The Senate rejected a motion to end debate yesterday on a bill that would repeal the 3% withholding tax, set to go into effect on government contracts in 2013.
Earlier this week, Senate Minority Leader Mitch McConnell (R-KY) quietly introduced S. 1726, the Withholding Tax Relief Act of 2011, which is nearly identical to H.R. 674, a repeal measure in the House of Representatives that was recently voted out of the Ways and Means Committee with overwhelming support. McConnell moved for cloture on S. 1726, meaning consideration of the bill would end and the legislation could proceed further, but the motion failed in a 57-43 vote. Cloture ultimately requires three-fifths of the full Senate, or at least 60 votes.
While the House is expected to vote, and likely approve, H.R. 674 next week, the failure of the Senate’s cloture vote indicates that the entire repeal effort risks falling victim to a severe party-line divide and partisan gamesmanship.
The failed cloture vote in the Senate came along with another failed vote on a portion of the American Jobs Act, a bill championed by President Barack Obama. Senate Republicans, joined by three conservative Democrats, blocked a bill, S. 1723, the Teacher and First Responder Stabilization Act, taken from a portion of the full American Jobs Act that would’ve given states money to hire or retain teachers, police, firefighters and other emergency responders.
By carving this section of the bill out and forcing Republicans to vote on it, and reject it, Senate Democrats now have a talking point with which to hammer conservatives, arguing that they are unwilling to support tax increases for millionaires, even if those tax increases would help keep teachers and emergency responders employed.

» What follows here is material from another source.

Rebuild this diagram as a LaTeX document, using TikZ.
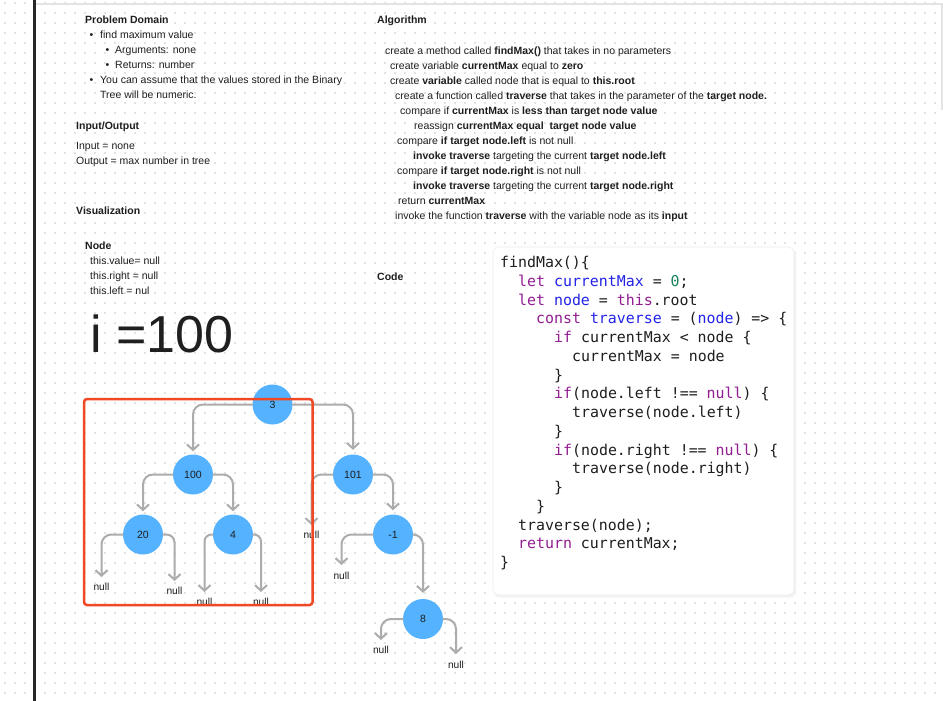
\documentclass[tikz,border=0pt]{standalone}
\usepackage{fontspec}
\setmainfont{Liberation Sans}
\newfontfamily\codefont{DejaVu Sans Mono}
\usetikzlibrary{arrows.meta}
\definecolor{dotc}{RGB}{226,226,226}
\definecolor{txtc}{RGB}{30,30,30}
\definecolor{nodec}{RGB}{84,178,255}
\definecolor{connc}{RGB}{172,172,172}
\definecolor{redc}{RGB}{240,72,36}
\definecolor{kwc}{RGB}{145,30,145}
\definecolor{varc}{RGB}{35,35,230}
\definecolor{numc}{RGB}{25,130,90}
\definecolor{framec}{RGB}{228,228,228}
\newcommand\ckw[1]{\textcolor{kwc}{#1}}
\newcommand\cvar[1]{\textcolor{varc}{#1}}
\newcommand\cnum[1]{\textcolor{numc}{#1}}
\begin{document}
\begin{tikzpicture}[x=1pt,y=-1pt,
  txt/.style={anchor=base west, inner sep=0pt, text=txtc, font=\fontsize{10.5}{12}\selectfont},
  code/.style={anchor=base west, inner sep=0pt, text=txtc, font=\codefont\fontsize{14.9}{18}\selectfont},
  tnode/.style={circle, fill=nodec, minimum size=40pt, inner sep=0pt, text=txtc, font=\fontsize{10.5}{12}\selectfont},
  conn/.style={draw=connc, line width=2pt, rounded corners=10pt, -{Straight Barb[length=5.5pt,width=12pt]}, line cap=round},
  nulllab/.style={inner sep=0pt, text=txtc, font=\fontsize{10.2}{12}\selectfont},
]
\useasboundingbox (0,0) rectangle (943,701);
\fill[white] (0,0) rectangle (943,701);
% dot grid
\foreach \i in {0,...,93} {
  \foreach \j in {0,...,69} {
    \fill[dotc] (4.2+10*\i,2.2+10*\j) rectangle ++(1.6,1.6);
  }
}
% frame
\draw[framec, line width=1.5pt] (35,4) -- (942,4) -- (942,110);
\draw[black!85, line width=2.2pt] (34.5,0) -- (34.5,701);

% left column texts
\node[txt] (pd) at (85,24) {\textbf{Problem Domain}};
\node[txt] (b1) at (89.5,39) {•};
\node[txt] (t1) at (100,39) {find maximum value};
\node[txt] (b2) at (105.5,54) {•};
\node[txt] (t2) at (115,54) {Arguments: none};
\node[txt] (b3) at (105.5,69) {•};
\node[txt] (t3) at (115,69) {Returns: number};
\node[txt] (b4) at (89.5,84) {•};
\node[txt] (t4) at (100,84) {You can assume that the values stored in the Binary};
\node[txt] (t5) at (100,99) {Tree will be numeric.};
\node[txt] (io) at (76,129) {\textbf{Input/Output}};
\node[txt] (in) at (76,149) {Input = none};
\node[txt] (out) at (76,164) {Output = max number in tree};
\node[txt] (vis) at (76,214) {\textbf{Visualization}};
\node[txt] (nd) at (85,249) {\textbf{Node}};
\node[txt] (nv) at (90,264) {this.value= null};
\node[txt] (nr) at (90,279) {this.right = null};
\node[txt] (nl) at (90,294) {this.left = nul};
\node[txt, font=\fontsize{52}{60}\selectfont, text=black!88] (ival) at (90,352) {i =100};

% algorithm
\node[txt] (alg) at (377,24) {\textbf{Algorithm}};
\node[txt] (a1) at (385,54.5) {create a method called \textbf{findMax()} that takes in no parameters};
\node[txt] (a2) at (390,69.5) {create variable \textbf{currentMax} equal to \textbf{zero}};
\node[txt] (a3) at (390,84.5) {create \textbf{variable} called node that is equal to \textbf{this.root}};
\node[txt] (a4) at (395,99.5) {create a function called \textbf{traverse} that takes in the parameter of the \textbf{target node.}};
\node[txt] (a5) at (400,114.5) {compare if \textbf{currentMax} is \textbf{less than target node value}};
\node[txt] (a6) at (414,129.5) {reassign \textbf{currentMax equal\ \ target node value}};
\node[txt] (a7) at (397,144.5) {compare \textbf{if target node.left} is not null};
\node[txt] (a8) at (413,159.5) {\textbf{invoke traverse} targeting the current \textbf{target node.left}};
\node[txt] (a9) at (397,174.5) {compare \textbf{if target node.right} is not null};
\node[txt] (a10) at (413,189.5) {\textbf{invoke traverse} targeting the current \textbf{target node.right}};
\node[txt] (a11) at (398,204.5) {return \textbf{currentMax}};
\node[txt] (a12) at (395,219.5) {invoke the function \textbf{traverse} with the variable node as its \textbf{input}};
\node[txt] (cd) at (377,280) {\textbf{Code}};

% code box
\fill[black!5, rounded corners=6pt] (494,249) rectangle (796,597.5);
\fill[white, rounded corners=6pt] (493,247) rectangle (794,595);
\draw[black!7, line width=0.6pt, rounded corners=6pt] (493,247) rectangle (794,595);
\node[code] (c1) at (500,267.5) {findMax()\{};
\node[code] (c2) at (518,286.25) {\ckw{let} \cvar{currentMax} = \cnum{0};};
\node[code] (c3) at (518,305) {\ckw{let} \cvar{node} = \ckw{this}.root};
\node[code] (c4) at (536,323.75) {\ckw{const} \cvar{traverse} = (\cvar{node}) => \{};
\node[code] (c5) at (554,342.5) {\ckw{if} currentMax < node \{};
\node[code] (c6) at (572,361.25) {currentMax = node};
\node[code] (c7) at (554,380) {\}};
\node[code] (c8) at (554,398.75) {\ckw{if}(node.left !== \ckw{null}) \{};
\node[code] (c9) at (572,417.5) {traverse(node.left)};
\node[code] (c10) at (554,436.25) {\}};
\node[code] (c11) at (554,455) {\ckw{if}(node.right !== \ckw{null}) \{};
\node[code] (c12) at (572,473.75) {traverse(node.right)};
\node[code] (c13) at (554,492.5) {\}};
\node[code] (c14) at (536,511.25) {\}};
\node[code] (c15) at (518,530) {traverse(node);};
\node[code] (c16) at (518,548.75) {\ckw{return} currentMax;};
\node[code] (c17) at (500,567.5) {\}};

% tree
\node[tnode] (n3) at (272.5,404.5) {3};
\node[tnode] (n100) at (193,474.5) {100};
\node[tnode] (n20) at (143,534.5) {20};
\node[tnode] (n4) at (233,534.5) {4};
\node[tnode] (n101) at (353,474.5) {101};
\node[tnode] (nm1) at (393,534.5) {-1};
\node[tnode] (n8) at (423,619) {8};

\coordinate (z20l) at (101.5,577);
\coordinate (z20r) at (174.5,581);
\coordinate (z4l) at (204.5,592);
\coordinate (z4r) at (261,592);
\coordinate (z101l) at (311.5,525);
\coordinate (zm1l) at (341.5,565);
\coordinate (z8l) at (381,640);
\coordinate (z8r) at (456,654);

\draw[conn, shorten >=3pt] (n3.west) -| (n100.north);
\draw[conn, shorten >=4.5pt] (n3.east) -| (n101.north);
\draw[conn, shorten >=3pt] (n100.west) -| (n20.north);
\draw[conn, shorten >=3pt] (n100.east) -| (n4.north);
\draw[conn, shorten >=4pt] (n101.east) -| (nm1.north);
\draw[conn, shorten >=6pt] (nm1.east) -| (n8.north);
\draw[conn] (n20.west) -| (z20l);
\draw[conn, rounded corners=8pt] (n20.east) -| (z20r);
\draw[conn, rounded corners=7pt] (n4.west) -| (z4l);
\draw[conn, rounded corners=7pt] (n4.east) -| (z4r);
\draw[conn] (n101.west) -| (z101l);
\draw[conn] (nm1.west) -| (zm1l);
\draw[conn] (n8.west) -| (z8l);
\draw[conn] (n8.east) -| (z8r);

\node[nulllab] (l20l) at (101.5,587) {null};
\node[nulllab] (l20r) at (174.5,591) {null};
\node[nulllab] (l4l) at (204.5,602) {null};
\node[nulllab] (l4r) at (261,602) {null};
\node[nulllab] (l101l) at (311.5,535) {null};
\node[nulllab] (lm1l) at (341.5,575.5) {null};
\node[nulllab] (l8l) at (381,650) {null};
\node[nulllab] (l8r) at (456,665) {null};

% highlight box
\draw[redc, line width=2.5pt, rounded corners=3pt] (84,399) rectangle (312.5,605);
\end{tikzpicture}
\end{document}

Similarly, McConnell’s decision to isolate the 3% withholding repeal in S. 1726 gives Republicans a chance to portray Democrats, all but 10 of whom voted against the measure, as anti-business and to suggest that the entire party is committed more to taxes than economic growth.
The 3% withholding repeal, which not too long ago may have seemed like a bipartisan slam-dunk, now hangs in the balance.
Originally enacted as part of the Tax Increase Prevention and Reconciliation Act (TIPRA) of 2005, the 3% withholding tax will apply to payments from local, state and federal government entities to their contractors starting in 2013. While provision’s goal was originally to address the nation's tax gap, which represents the annual $345 billion in taxes legally owed but left uncollected, and ultimately address contractor tax compliance, the provision punishes all government contractors, rather than just those that flout their tax requirements. The provision would wreak havoc on the cash flow of companies that do business with government entities, especially smaller businesses, upon whom the burden would fall hardest.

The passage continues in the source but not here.